Now, the science of management is an interesting field. I’ve spent some time over a long career in the NHS thinking about management, being managed, managing large teams, and teaching management theory. I’ve also spent some time thinking about leadership. Here is some of what I’ve learned.
There are over a thousand definitions of management. These definitions depend on theoretical perspectives with economists considering management as a resource, bureaucrats viewing management as a system of authority to achieve goals, and sociologists thinking of managers as the social elite. There is some agreement that management can be defined across functions: planning, organizing, actuating and controlling. However, whatever the theoretical slant, traditional conceptualisations of management tend to view the ‘functions’ of management and the ‘role’ of management in much the same way. A designated individual (or, perhaps, groups of individuals) in an organisation undertake certain functions to control and deliver desired goals for that organisation with a workforce. In this traditional position, the role of ‘manager’ and ‘leader’ are seen as the same thing: managers lead, usually exclusively.
Contemporary theorists have begun to separate the concepts of management and leadership. Unlike management, which is a designated function, contemporary thinkers suggest that leadership has nothing to do with seniority or hierarchal position in an organisation.
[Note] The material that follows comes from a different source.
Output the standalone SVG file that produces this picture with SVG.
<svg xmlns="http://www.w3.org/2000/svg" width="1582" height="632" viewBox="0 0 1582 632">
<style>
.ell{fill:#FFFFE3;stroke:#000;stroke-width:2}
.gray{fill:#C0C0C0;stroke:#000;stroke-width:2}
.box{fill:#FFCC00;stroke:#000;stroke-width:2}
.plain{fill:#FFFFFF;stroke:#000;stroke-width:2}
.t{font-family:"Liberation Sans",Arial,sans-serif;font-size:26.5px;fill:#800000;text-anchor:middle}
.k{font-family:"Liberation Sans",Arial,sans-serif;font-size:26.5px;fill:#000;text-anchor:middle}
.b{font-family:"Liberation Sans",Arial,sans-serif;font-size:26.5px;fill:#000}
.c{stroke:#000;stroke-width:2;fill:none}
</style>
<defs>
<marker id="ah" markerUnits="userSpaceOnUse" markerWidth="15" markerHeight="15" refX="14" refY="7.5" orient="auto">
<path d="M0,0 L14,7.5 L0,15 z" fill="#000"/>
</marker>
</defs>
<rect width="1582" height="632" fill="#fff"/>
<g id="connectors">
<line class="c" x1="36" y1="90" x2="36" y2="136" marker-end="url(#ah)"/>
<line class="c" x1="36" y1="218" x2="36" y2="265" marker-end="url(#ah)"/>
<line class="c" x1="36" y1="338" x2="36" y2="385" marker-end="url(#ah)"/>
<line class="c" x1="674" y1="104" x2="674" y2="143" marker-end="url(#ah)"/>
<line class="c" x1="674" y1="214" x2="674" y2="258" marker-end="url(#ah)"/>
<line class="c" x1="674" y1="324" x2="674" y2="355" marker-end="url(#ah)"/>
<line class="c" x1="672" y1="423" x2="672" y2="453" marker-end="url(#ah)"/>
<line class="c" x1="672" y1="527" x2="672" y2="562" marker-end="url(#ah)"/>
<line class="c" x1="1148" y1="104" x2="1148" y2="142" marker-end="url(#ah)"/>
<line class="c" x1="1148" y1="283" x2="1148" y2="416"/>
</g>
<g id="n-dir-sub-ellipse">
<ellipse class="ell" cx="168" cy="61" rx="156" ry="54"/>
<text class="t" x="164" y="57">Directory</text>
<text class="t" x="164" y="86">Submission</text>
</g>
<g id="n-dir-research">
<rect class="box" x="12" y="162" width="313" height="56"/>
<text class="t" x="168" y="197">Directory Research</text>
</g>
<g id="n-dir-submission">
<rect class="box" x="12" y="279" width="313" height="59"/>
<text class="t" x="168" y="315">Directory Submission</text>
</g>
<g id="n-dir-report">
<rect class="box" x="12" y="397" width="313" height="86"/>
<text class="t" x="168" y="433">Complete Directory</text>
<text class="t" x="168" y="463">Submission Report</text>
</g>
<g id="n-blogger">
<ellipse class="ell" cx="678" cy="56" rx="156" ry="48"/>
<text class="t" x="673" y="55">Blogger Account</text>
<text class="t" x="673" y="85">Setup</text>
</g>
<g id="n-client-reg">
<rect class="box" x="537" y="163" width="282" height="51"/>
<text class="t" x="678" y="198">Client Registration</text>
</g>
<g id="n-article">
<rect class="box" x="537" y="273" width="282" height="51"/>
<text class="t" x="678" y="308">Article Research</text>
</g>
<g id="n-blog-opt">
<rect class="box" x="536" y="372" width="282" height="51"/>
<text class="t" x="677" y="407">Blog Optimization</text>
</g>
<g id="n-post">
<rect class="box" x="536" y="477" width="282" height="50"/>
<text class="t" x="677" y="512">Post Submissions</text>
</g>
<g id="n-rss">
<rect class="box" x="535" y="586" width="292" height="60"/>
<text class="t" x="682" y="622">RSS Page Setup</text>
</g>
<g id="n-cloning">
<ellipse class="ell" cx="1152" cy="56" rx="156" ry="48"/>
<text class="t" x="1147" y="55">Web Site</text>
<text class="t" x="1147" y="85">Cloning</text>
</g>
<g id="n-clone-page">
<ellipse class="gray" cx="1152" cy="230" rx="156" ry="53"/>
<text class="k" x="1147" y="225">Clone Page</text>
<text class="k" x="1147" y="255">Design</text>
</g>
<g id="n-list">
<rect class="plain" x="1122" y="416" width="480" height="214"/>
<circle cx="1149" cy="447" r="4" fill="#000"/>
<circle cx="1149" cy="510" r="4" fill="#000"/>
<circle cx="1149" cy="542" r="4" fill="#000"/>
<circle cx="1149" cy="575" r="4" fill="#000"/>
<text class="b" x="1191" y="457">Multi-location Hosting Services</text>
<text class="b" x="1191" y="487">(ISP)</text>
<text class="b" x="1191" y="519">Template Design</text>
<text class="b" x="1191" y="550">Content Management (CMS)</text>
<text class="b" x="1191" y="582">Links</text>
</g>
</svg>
Leadership and a pay grade are not necessarily the same thing. Further, the capacity to offer leadership to an organisation is not dependent on a formal title. Increasingly, theorists in management science are beginning to suggest that leadership is a process associated with social influence, which can maximize the efforts of other people toward a shared goal. Understanding leadership in this way has to do with recognising that every member of the team has skills and experiences that are not necessarily common to all and that these individual skills and experiences can be of major benefit to the team.
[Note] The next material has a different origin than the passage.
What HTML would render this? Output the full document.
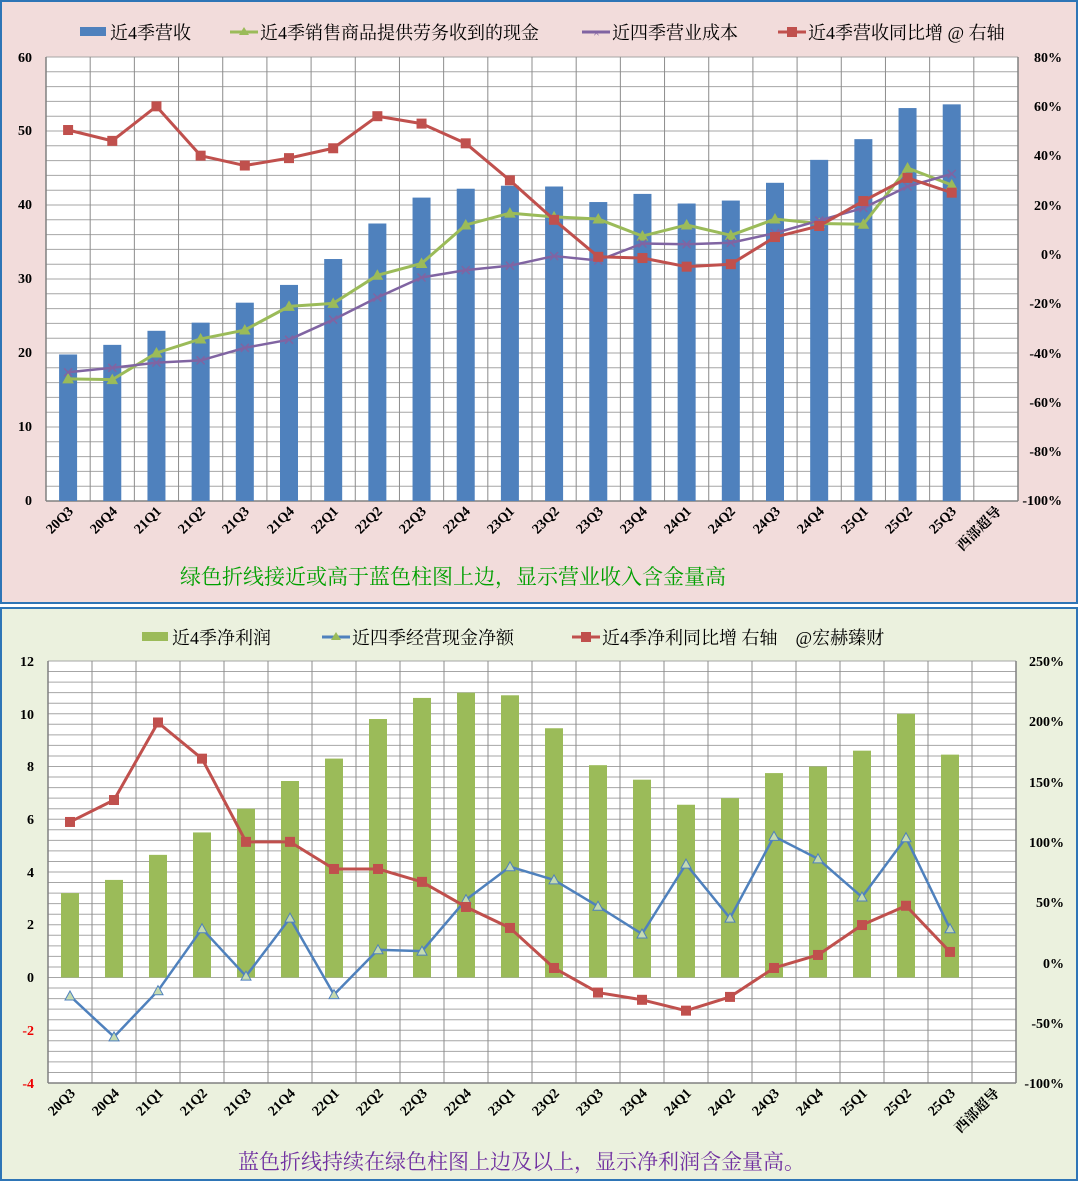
<!DOCTYPE html>
<html><head><meta charset="utf-8"><style>
body{margin:0;width:1080px;height:1182px;background:#fff;overflow:hidden;font-family:"Liberation Serif","Noto Serif CJK SC",serif}
svg text{font-family:"Liberation Serif","Noto Serif CJK SC",serif}
</style></head><body>
<svg id="s" width="1080" height="1182" xmlns="http://www.w3.org/2000/svg">
<rect x="1" y="1" width="1076" height="602" fill="#f2dcdb" stroke="#2e75b6" stroke-width="2"/>
<rect x="1" y="608" width="1076" height="572" fill="#ebf1de" stroke="#2e75b6" stroke-width="2"/>
<rect x="46" y="57" width="972" height="444" fill="#fff"/>
<rect x="48" y="661" width="968" height="422" fill="#fff"/>
<g id="g"></g>
<g font-size="18" fill="#000">
<rect x="80" y="27" width="26" height="9" fill="#4f81bd"/><text x="110" y="39">近4季营收</text>
<line x1="230" y1="32" x2="258" y2="32" stroke="#9bbb59" stroke-width="3"/><path d="M244 27 L249 35 L239 35Z" fill="#9bbb59"/><text x="260" y="39">近4季销售商品提供劳务收到的现金</text>
<line x1="582" y1="32" x2="610" y2="32" stroke="#8064a2" stroke-width="3"/><text x="593" y="37" font-size="12" fill="#8064a2">×</text><text x="612" y="39">近四季营业成本</text>
<line x1="778" y1="32" x2="806" y2="32" stroke="#c0504d" stroke-width="3"/><rect x="787" y="27" width="10" height="10" fill="#c0504d"/><text x="808" y="39">近4季营收同比增 @ 右轴</text>
<text x="180" y="584" fill="#00a000" font-size="21">绿色折线接近或高于蓝色柱图上边，显示营业收入含金量高</text>
<rect x="142" y="632" width="26" height="9" fill="#9bbb59"/><text x="172" y="644">近4季净利润</text>
<line x1="322" y1="637" x2="350" y2="637" stroke="#4f81bd" stroke-width="3"/><path d="M336 632 L341 640 L331 640Z" fill="#9bbb59"/><text x="352" y="644">近四季经营现金净额</text>
<line x1="572" y1="637" x2="600" y2="637" stroke="#c0504d" stroke-width="3"/><rect x="581" y="632" width="10" height="10" fill="#c0504d"/><text x="602" y="644">近4季净利同比增 右轴　@宏赫臻财</text>
<text x="238" y="1169" fill="#7030a0" font-size="21">蓝色折线持续在绿色柱图上边及以上，显示净利润含金量高。</text>
</g>
<g font-size="14" font-weight="bold" text-anchor="end">
<text x="32" y="62">60</text><text x="32" y="135">50</text><text x="32" y="209">40</text><text x="32" y="283">30</text><text x="32" y="357">20</text><text x="32" y="431">10</text><text x="32" y="505">0</text>
<text x="34" y="666">12</text><text x="34" y="719">10</text><text x="34" y="771">8</text><text x="34" y="824">6</text><text x="34" y="877">4</text><text x="34" y="929">2</text><text x="34" y="982">0</text><text x="34" y="1035" fill="#e00">-2</text><text x="34" y="1088" fill="#e00">-4</text>
</g>
<g font-size="14" font-weight="bold" text-anchor="end">
<text x="1062" y="62">80%</text><text x="1062" y="111">60%</text><text x="1062" y="160">40%</text><text x="1062" y="210">20%</text><text x="1062" y="259">0%</text><text x="1062" y="308">-20%</text><text x="1062" y="358">-40%</text><text x="1062" y="407">-60%</text><text x="1062" y="456">-80%</text><text x="1062" y="505">-100%</text>
<text x="1064" y="666">250%</text><text x="1064" y="726">200%</text><text x="1064" y="787">150%</text><text x="1064" y="847">100%</text><text x="1064" y="907">50%</text><text x="1064" y="968">0%</text><text x="1064" y="1028">-50%</text><text x="1064" y="1088">-100%</text>
</g>
<g font-size="14" font-weight="bold" text-anchor="end" id="xl">
<text transform="translate(74,512) rotate(-45)">20Q3</text>
<text transform="translate(118,512) rotate(-45)">20Q4</text>
<text transform="translate(162,512) rotate(-45)">21Q1</text>
<text transform="translate(206,512) rotate(-45)">21Q2</text>
<text transform="translate(250,512) rotate(-45)">21Q3</text>
<text transform="translate(295,512) rotate(-45)">21Q4</text>
<text transform="translate(339,512) rotate(-45)">22Q1</text>
<text transform="translate(383,512) rotate(-45)">22Q2</text>
<text transform="translate(427,512) rotate(-45)">22Q3</text>
<text transform="translate(471,512) rotate(-45)">22Q4</text>
<text transform="translate(515,512) rotate(-45)">23Q1</text>
<text transform="translate(560,512) rotate(-45)">23Q2</text>
<text transform="translate(604,512) rotate(-45)">23Q3</text>
<text transform="translate(648,512) rotate(-45)">23Q4</text>
<text transform="translate(692,512) rotate(-45)">24Q1</text>
<text transform="translate(736,512) rotate(-45)">24Q2</text>
<text transform="translate(781,512) rotate(-45)">24Q3</text>
<text transform="translate(825,512) rotate(-45)">24Q4</text>
<text transform="translate(869,512) rotate(-45)">25Q1</text>
<text transform="translate(913,512) rotate(-45)">25Q2</text>
<text transform="translate(957,512) rotate(-45)">25Q3</text>
<text transform="translate(1002,512) rotate(-45)">西部超导</text>
<text transform="translate(76,1094) rotate(-45)">20Q3</text>
<text transform="translate(120,1094) rotate(-45)">20Q4</text>
<text transform="translate(164,1094) rotate(-45)">21Q1</text>
<text transform="translate(208,1094) rotate(-45)">21Q2</text>
<text transform="translate(252,1094) rotate(-45)">21Q3</text>
<text transform="translate(296,1094) rotate(-45)">21Q4</text>
<text transform="translate(340,1094) rotate(-45)">22Q1</text>
<text transform="translate(384,1094) rotate(-45)">22Q2</text>
<text transform="translate(428,1094) rotate(-45)">22Q3</text>
<text transform="translate(472,1094) rotate(-45)">22Q4</text>
<text transform="translate(516,1094) rotate(-45)">23Q1</text>
<text transform="translate(560,1094) rotate(-45)">23Q2</text>
<text transform="translate(604,1094) rotate(-45)">23Q3</text>
<text transform="translate(648,1094) rotate(-45)">23Q4</text>
<text transform="translate(692,1094) rotate(-45)">24Q1</text>
<text transform="translate(736,1094) rotate(-45)">24Q2</text>
<text transform="translate(780,1094) rotate(-45)">24Q3</text>
<text transform="translate(824,1094) rotate(-45)">24Q4</text>
<text transform="translate(868,1094) rotate(-45)">25Q1</text>
<text transform="translate(912,1094) rotate(-45)">25Q2</text>
<text transform="translate(956,1094) rotate(-45)">25Q3</text>
<text transform="translate(1000,1094) rotate(-45)">西部超导</text>
</g>
</svg>
<script>
var g=document.getElementById('g'),h='';
function L(x1,y1,x2,y2,c,w){h+='<line x1="'+x1+'" y1="'+y1+'" x2="'+x2+'" y2="'+y2+'" stroke="'+c+'" stroke-width="'+w+'"/>';}
function P(pts,c,w){h+='<polyline points="'+pts.map(p=>p.join(',')).join(' ')+'" fill="none" stroke="'+c+'" stroke-width="'+w+'" stroke-linejoin="round"/>';}
function chart(o){
 var cw=(o.r-o.l)/22;
 for(var i=0;i<=o.nh;i++){var y=o.t+(o.b-o.t)*i/o.nh;L(o.l,y,o.r,y,'#a6a6a6',1);}
 for(var i=0;i<=22;i++){var x=o.l+cw*i;L(x,o.t,x,o.b,'#8c8c8c',1);}
 L(o.l,o.t,o.l,o.b,'#808080',1.5);L(o.r,o.t,o.r,o.b,'#808080',1.5);L(o.l,o.b,o.r,o.b,'#808080',1.5);
 var yl=v=>o.t+(o.lmax-v)*(o.b-o.t)/(o.lmax-o.lmin), yr=v=>o.t+(o.rmax-v)*(o.b-o.t)/(o.rmax-o.rmin), cx=i=>o.l+cw*(i+.5);
 var y0=yl(0);
 o.bars.forEach((v,i)=>{h+='<rect x="'+(cx(i)-9)+'" y="'+yl(v)+'" width="18" height="'+(y0-yl(v))+'" fill="'+o.bc+'"/>';});
 o.lines.forEach(s=>{var pts=s.d.map((v,i)=>[cx(i),(s.r?yr:yl)(v)]);P(pts,s.c,s.w);
  pts.forEach(p=>{if(s.m=='sq')h+='<rect x="'+(p[0]-5)+'" y="'+(p[1]-5)+'" width="10" height="10" fill="'+s.c+'"/>';
   else if(s.m=='tri')h+='<path d="M'+p[0]+' '+(p[1]-5)+' L'+(p[0]+5)+' '+(p[1]+4)+' L'+(p[0]-5)+' '+(p[1]+4)+'Z" fill="'+s.f+'" stroke="'+s.c+'" stroke-width="1"/>';
   else if(s.m=='x')h+='<path d="M'+(p[0]-4)+' '+(p[1]-4)+'L'+(p[0]+4)+' '+(p[1]+4)+'M'+(p[0]+4)+' '+(p[1]-4)+'L'+(p[0]-4)+' '+(p[1]+4)+'" stroke="'+s.c+'" stroke-width="1.5"/>';});});
}
chart({l:46,r:1018,t:57,b:501,nh:30,lmax:60,lmin:0,rmax:80,rmin:-100,bc:'#4f81bd',
bars:[19.8,21.1,23.0,24.1,26.8,29.2,32.7,37.5,41.0,42.2,42.6,42.5,40.4,41.5,40.2,40.6,43.0,46.1,48.9,53.1,53.6],
lines:[{d:[16.5,16.4,20.0,21.9,23.1,26.3,26.7,30.5,32.1,37.3,38.9,38.4,38.1,35.8,37.3,35.9,38.1,37.5,37.4,45.0,42.7],c:'#9bbb59',w:3,m:'tri',f:'#9bbb59'},
{d:[17.4,18.0,18.7,19.0,20.7,21.8,24.5,27.5,30.2,31.2,31.8,33.1,32.5,34.8,34.7,34.9,36.2,37.9,39.6,42.5,44.2],c:'#8064a2',w:2.5,m:'x'},
{d:[50.4,46,60,40,36,39,43,56,53,45,30,14,-1,-1.5,-5,-4,7,11.5,21.6,31,25],r:1,c:'#c0504d',w:3,m:'sq'}]});
chart({l:48,r:1016,t:661,b:1083,nh:40,lmax:12,lmin:-4,rmax:250,rmin:-100,bc:'#9bbb59',
bars:[3.2,3.7,4.65,5.5,6.4,7.45,8.3,9.8,10.6,10.8,10.7,9.45,8.05,7.5,6.55,6.8,7.75,8.0,8.6,10.0,8.45],
lines:[{d:[-0.7,-2.25,-0.5,1.85,0.05,2.25,-0.65,1.05,1.0,2.95,4.2,3.7,2.7,1.65,4.3,2.25,5.35,4.5,3.05,5.3,1.85],c:'#4f81bd',w:2.5,m:'tri',f:'#c5dbb0'},
{d:[116.5,134.7,199,169,100,100,77.5,77.5,66.8,46,28.6,-4.6,-25,-31,-40,-28.6,-4.6,6.2,31,47,8.7],r:1,c:'#c0504d',w:3,m:'sq'}]});
g.innerHTML=h;
</script>
</body></html>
From this definition, leadership has to do with our influence on others and not authority or power, and although this view of leadership indicates that leaders need others to lead, those ‘others’ do not necessarily need to be direct reports. There are many roads to effective leadership and this definition argues that maximizing the efforts of others toward a goal is crucial. From this perspective, any member of a team can be a leader, and over time, in effective teams, leadership can be shared among team members, depending on particular interests and strengths. Pushed to a logical conclusion, this kind of shared leadership responsibility leads to the development of self-managed teams. Managers need to co-ordinate these leadership skills but they do not hold a monopoly on leadership.
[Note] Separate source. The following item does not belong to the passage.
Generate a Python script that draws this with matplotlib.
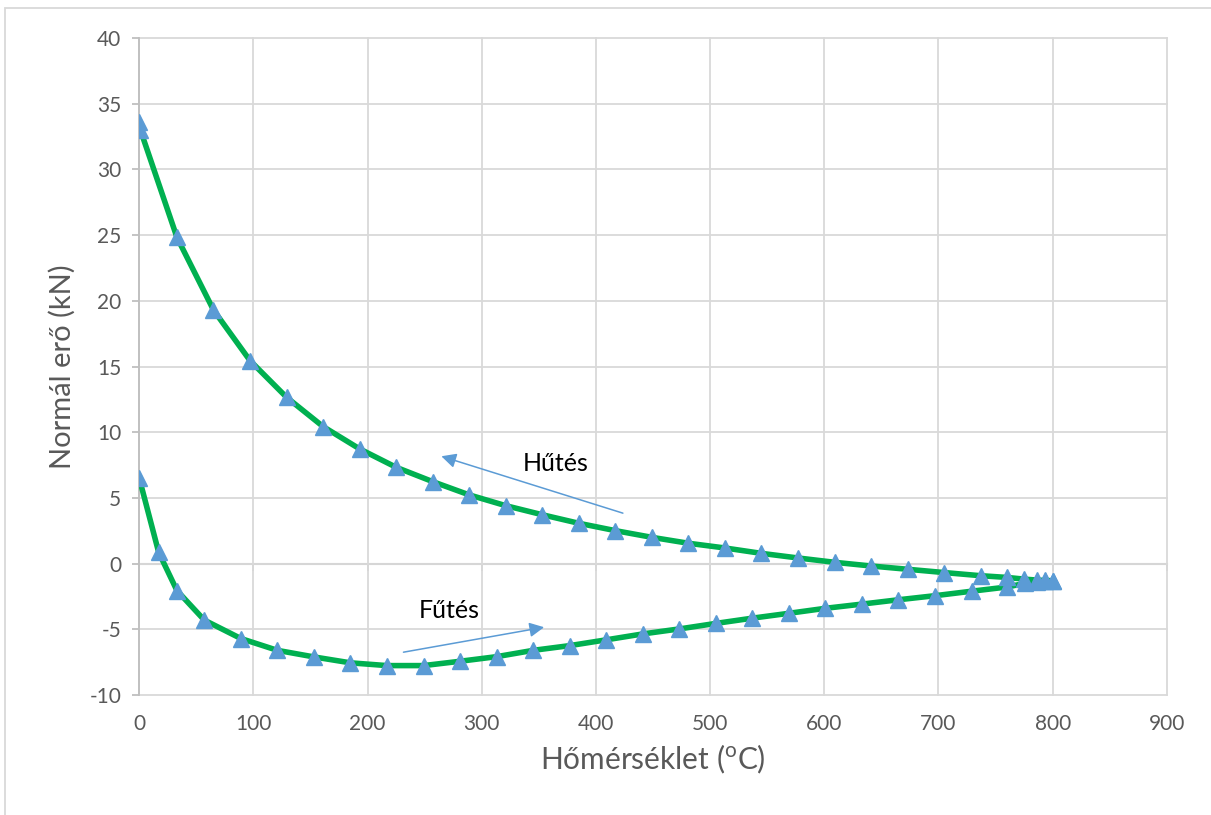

So, what does this mean? It means that each of us has a responsibility in a team to work effectively toward whatever the team goal is. Importantly, though, each of us has a potential leadership function. Any one of us, can, depending on circumstances, offer leadership to the team. If we look at compassion as a desired value, all of us have a potential leadership role to play in ensuring that value is enacted in our team. How do I treat clients? How do I treat colleagues? Am I compassionate in my behaviours and am I leading others toward maximizing their own compassionate selves? Can I lead by example? We have all worked with someone who was inspiring, not necessarily in what they had to say, but in what they did. Any one of us can be that person, that leader.
If we agree that compassionate leadership is a ‘good’ thing, who is responsible for making it happen? All of us, I guess.